Swords castle has been peppered with a succession of Anglo-Norman archbishops from its construction in c.1200, when it was known as the Archbishop’s residence. The castle is located in the medieval town of Swords, that derives its name from the Irish ‘Sord Colmcille’ or St. Colmcille’s well’.

The town was founded in 560AD around a well associated with St. Colmcille. The castle is one of the very few not to have participated in warfare. Its initial construction was never intended for that purpose. Rather, it was to house the first Anglo-Norman Archbishop of Dublin, John Comyn.

Comyn became archbishop in 1182, following the death, in 1180, of Dublin’s Archbishop Laurence O’Toole, canonised in 1225. King Henry ll sent his favoured servant, Comyn, to Ireland to make the monastic seat a pillar of English rule in this country.

Comyn was also charged with preparing the way for the king’s son, Prince John, to visit Ireland in 1185. However, that was one task Comyn could not quite accomplish.

Despite oaths of fealty to John, from his loyal subjects, John, lacking in the political correctness of the age, managed to offend the Gaelic chieftains.
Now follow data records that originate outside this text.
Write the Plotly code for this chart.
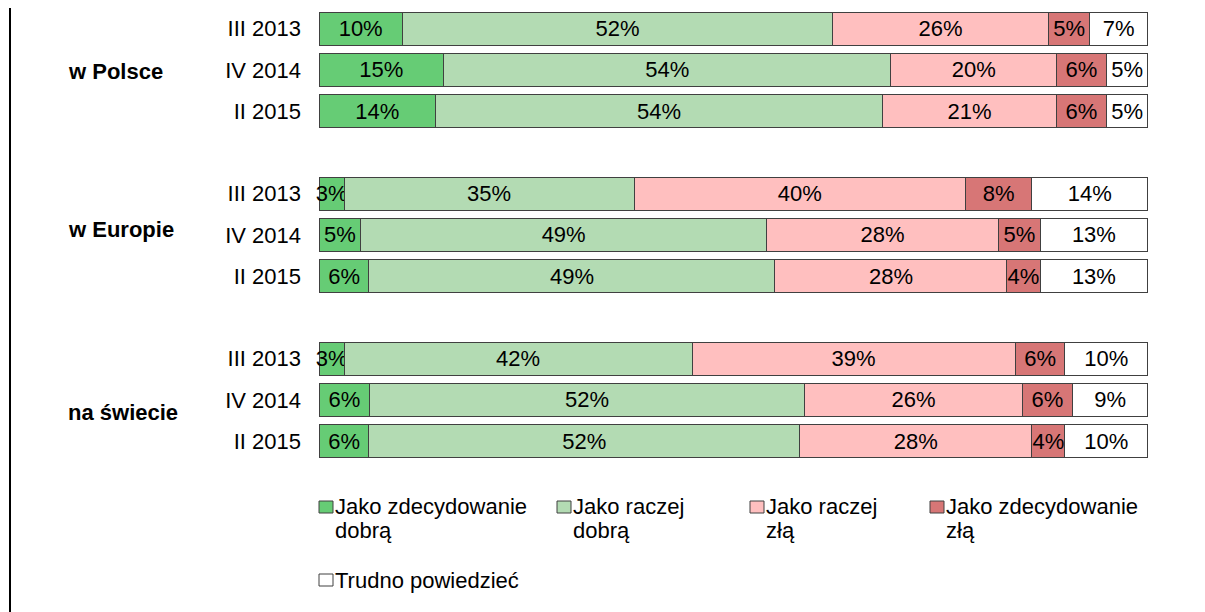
import plotly.graph_objects as go

# ---- data ----
periods = ["III 2013", "IV 2014", "II 2015"]
groups = ["w Polsce", "w Europie", "na świecie"]

series_names = ["Jako zdecydowanie<br>dobrą", "Jako raczej<br>dobrą", "Jako raczej<br>złą",
                "Jako zdecydowanie<br>złą", "Trudno powiedzieć"]
zdec_dobra = [10, 15, 14, 3, 5, 6, 3, 6, 6]
raczej_dobra = [52, 54, 54, 35, 49, 49, 42, 52, 52]
raczej_zla = [26, 20, 21, 40, 28, 28, 39, 26, 28]
zdec_zla = [5, 6, 6, 8, 5, 4, 6, 6, 4]
trudno = [7, 5, 5, 14, 13, 13, 10, 9, 10]

colors = ["#66CC75", "#B3DBB3", "#FFBFBF", "#D77676", "#FFFFFF"]
all_series = [zdec_dobra, raczej_dobra, raczej_zla, zdec_zla, trudno]

# ---- layout helpers ----
OFF = 8  # page body margin
W, H = 1197, 604
ML, MR, MT, MB = 310, 56, 2, 146
PW, PH = W - ML - MR, H - MT - MB

def px_x(p):
    return (p - OFF - ML) / PW

def px_y(p):
    return (H - MB - (p - OFF)) / PH

ypos = []
ylabels = []
for g in range(len(groups)):
    for i, p in enumerate(periods):
        ypos.append(g * 4 + i)
        ylabels.append(p)

FONT = "Liberation Sans, Arial, sans-serif"
FS = 22

fig = go.Figure()
for name, vals, col in zip(series_names, all_series, colors):
    fig.add_trace(go.Bar(
        x=vals, y=ypos, orientation="h", name=name,
        marker=dict(color=col, line=dict(color="#404040", width=1)),
        width=0.8,
        text=[f"{v}%" for v in vals],
        textposition="inside", insidetextanchor="middle", textangle=0,
        textfont=dict(family=FONT, size=FS, color="black"),
        cliponaxis=False,
        showlegend=False,
    ))

annotations = []
group_y = [1.05, 4.88, 9.3]
for gname, gy in zip(groups, group_y):
    annotations.append(dict(
        text=f"<b>{gname}</b>", x=px_x(66), xref="paper", xanchor="left",
        y=gy, yref="y", yanchor="middle", showarrow=False,
        font=dict(family=FONT, size=FS, color="black")))

shapes = []
# legend (manual)
leg_items = [(319, 507), (557, 507), (750, 507), (930, 507), (319, 580)]
for (lx, ly), name, col in zip(leg_items, series_names, colors):
    shapes.append(dict(type="rect", xref="paper", yref="paper",
                       x0=px_x(lx), x1=px_x(lx + 14), y0=px_y(ly - 6), y1=px_y(ly + 6),
                       fillcolor=col, line=dict(color="#404040", width=1)))
    for k, line in enumerate(name.split("<br>")):
        annotations.append(dict(
            text=line, x=px_x(lx + 14), xref="paper", xanchor="left",
            y=px_y(ly + 23 * k), yref="paper", yanchor="middle", align="left",
            showarrow=False, font=dict(family=FONT, size=FS, color="black")))

# left frame line
shapes.append(dict(type="line", xref="paper", yref="paper",
                   x0=px_x(10), x1=px_x(10), y0=px_y(H + 20), y1=px_y(-2),
                   line=dict(color="black", width=2)))

fig.update_layout(
    width=W, height=H,
    margin=dict(l=ML, r=MR, t=MT, b=MB),
    barmode="stack", barnorm="percent",
    paper_bgcolor="white", plot_bgcolor="white",
    uniformtext=dict(minsize=FS, mode="show"),
    xaxis=dict(range=[-0.15, 100.15], visible=False, fixedrange=True),
    yaxis=dict(range=[-0.45 + PH / 41.25, -0.45], tickvals=ypos, ticktext=ylabels,
               showgrid=False, zeroline=False, showline=False,
               ticks="", ticklabelstandoff=16,
               tickfont=dict(family=FONT, size=FS, color="black")),
    annotations=annotations, shapes=shapes,
    font=dict(family=FONT, size=FS, color="black"),
)

fig.write_html("out.html")
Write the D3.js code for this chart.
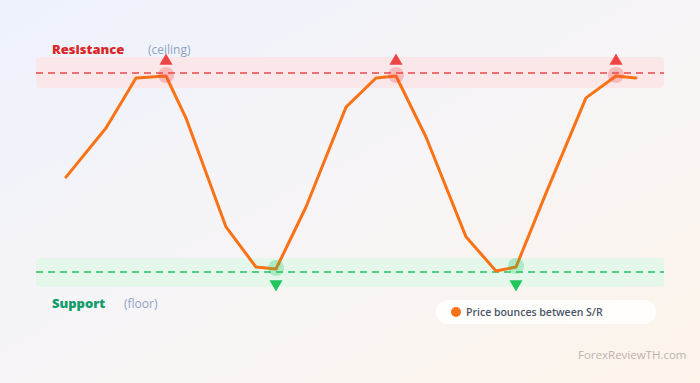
<!DOCTYPE html>
<html><head><meta charset="utf-8">
<script src="https://cdn.jsdelivr.net/npm/d3@7/dist/d3.min.js"></script>
<style>html,body{margin:0;padding:0;overflow:hidden;}svg{display:block;}</style>
</head><body>
<script>
// Data
const times = [0,4,7,10,12,16,19,21,24,28,31,33,36,40,43,45,48,52,55,57];
const prices = [48.6,63.4,78.5,79.1,66.4,33.6,21.5,20.9,39.6,69.7,78.5,79.1,60.7,30.6,20.3,21.5,43.8,72.5,79.1,78.5];
const resistanceLevel = 80;
const supportLevel = 20;
const resistanceTouches = [10,33,55];
const supportTouches = [21,45];
const labels = {res:"Resistance", resSub:"(ceiling)", sup:"Support", supSub:"(floor)", legend:"Price bounces between S/R", credit:"ForexReviewTH.com"};

const W=700,H=383;
const svg=d3.select("body").append("svg").attr("width",W).attr("height",H);
const defs=svg.append("defs");
const g=defs.append("linearGradient").attr("id","bg").attr("x1","0").attr("y1","0").attr("x2","1").attr("y2","1");
g.append("stop").attr("offset","0").attr("stop-color","#eef2fc");
g.append("stop").attr("offset","0.5").attr("stop-color","#f6f4f6");
g.append("stop").attr("offset","1").attr("stop-color","#fdf4ea");
svg.append("rect").attr("width",W).attr("height",H).attr("fill","url(#bg)");

const x=d3.scaleLinear().domain([0,57]).range([66,636]);
const y=d3.scaleLinear().domain([supportLevel,resistanceLevel]).range([272,73]);
const bandL=36,bandR=664;
const font="'Open Sans', 'Noto Sans', sans-serif";

// bands
svg.append("rect").attr("x",bandL).attr("y",y(resistanceLevel)-16).attr("width",bandR-bandL).attr("height",31)
  .attr("rx",4).attr("fill","#fbe5e7").attr("opacity",0.9);
svg.append("rect").attr("x",bandL).attr("y",y(supportLevel)-14).attr("width",bandR-bandL).attr("height",29)
  .attr("rx",4).attr("fill","#e3f7e9").attr("opacity",0.95);

// dashed lines
svg.append("line").attr("x1",bandL).attr("x2",bandR).attr("y1",y(resistanceLevel)).attr("y2",y(resistanceLevel))
  .attr("stroke","#ea4848").attr("stroke-width",1.6).attr("stroke-dasharray","7,5");
svg.append("line").attr("x1",bandL).attr("x2",bandR).attr("y1",y(supportLevel)).attr("y2",y(supportLevel))
  .attr("stroke","#22c55e").attr("stroke-width",1.6).attr("stroke-dasharray","7,5");

// price line
const line=d3.line().x((d,i)=>x(times[i])).y(d=>y(d));
svg.append("path").datum(prices).attr("d",line).attr("fill","none").attr("stroke","#f97316")
  .attr("stroke-width",3).attr("stroke-linejoin","round").attr("stroke-linecap","round");

// touch markers
const priceAt=t=>prices[times.indexOf(t)];
svg.selectAll(".rc").data(resistanceTouches).enter().append("circle")
  .attr("cx",d=>x(d)).attr("cy",d=>y(priceAt(d))-1).attr("r",8).attr("fill","#ef4444").attr("opacity",0.28);
svg.selectAll(".sc").data(supportTouches).enter().append("circle")
  .attr("cx",d=>x(d)).attr("cy",d=>y(priceAt(d))-1).attr("r",8).attr("fill","#22c55e").attr("opacity",0.28);
const tri=d3.symbol().type(d3.symbolTriangle).size(75);
svg.selectAll(".rt").data(resistanceTouches).enter().append("path").attr("d",tri)
  .attr("transform",d=>`translate(${x(d)},${y(resistanceLevel)-12})`).attr("fill","#ef4444");
svg.selectAll(".st").data(supportTouches).enter().append("path").attr("d",tri)
  .attr("transform",d=>`translate(${x(d)},${y(supportLevel)+12}) rotate(180)`).attr("fill","#22c55e");

// labels
svg.append("text").attr("x",52).attr("y",54).text(labels.res).attr("font-family",font)
  .attr("font-weight",800).attr("font-size",13).attr("fill","#dc2626");
svg.append("text").attr("x",148).attr("y",54).text(labels.resSub).attr("font-family",font)
  .attr("font-size",12).attr("fill","#8fa3c4");
svg.append("text").attr("x",52).attr("y",308).text(labels.sup).attr("font-family",font)
  .attr("font-weight",800).attr("font-size",13).attr("fill","#0f9a6a");
svg.append("text").attr("x",124).attr("y",308).text(labels.supSub).attr("font-family",font)
  .attr("font-size",12).attr("fill","#8fa3c4");

// legend
svg.append("rect").attr("x",436).attr("y",300).attr("width",220).attr("height",24).attr("rx",12)
  .attr("fill","#ffffff").attr("opacity",0.85);
svg.append("circle").attr("cx",456).attr("cy",312).attr("r",5).attr("fill","#f97316");
svg.append("text").attr("x",466).attr("y",316).text(labels.legend).attr("font-family",font)
  .attr("font-weight",600).attr("font-size",10.5).attr("fill","#4b5568");

// credit
svg.append("text").attr("x",578).attr("y",359).text(labels.credit).attr("font-family",font)
  .attr("font-size",11.5).attr("fill","#bdb3aa");
</script>
</body></html>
The visit of John, declared Lord of Ireland, was a diplomatic failure.
Comyn’s time in Ireland, was put to good use on behalf of the Crown. Political moves, where he elevated archbishops to prominence in the colonial government of Ireland, saw the clerics ‘take the ear of the king’ which gave them more power than the king’s viceroys.

Comyn, star in the ascendency, held courts in various parts of Ireland and his rank and position is credited by one source as being instrumental in the feudalisation of Ireland. A man of such importance needed an episcopal manor to reflect his status as a landowner and a prelate of high ecclesiastical standing.
It would be the 1400s before the archbishop’s manor became known as Swords Castle. Later excavations gave an insight into what lay behind the walls of the grand manor.

The castle came complete with 300m long pentagonal curtain wall, between 3m and 10m in height, topped off with four towers. The courtyard had chambers for knights and squires and accommodation for the castle constable.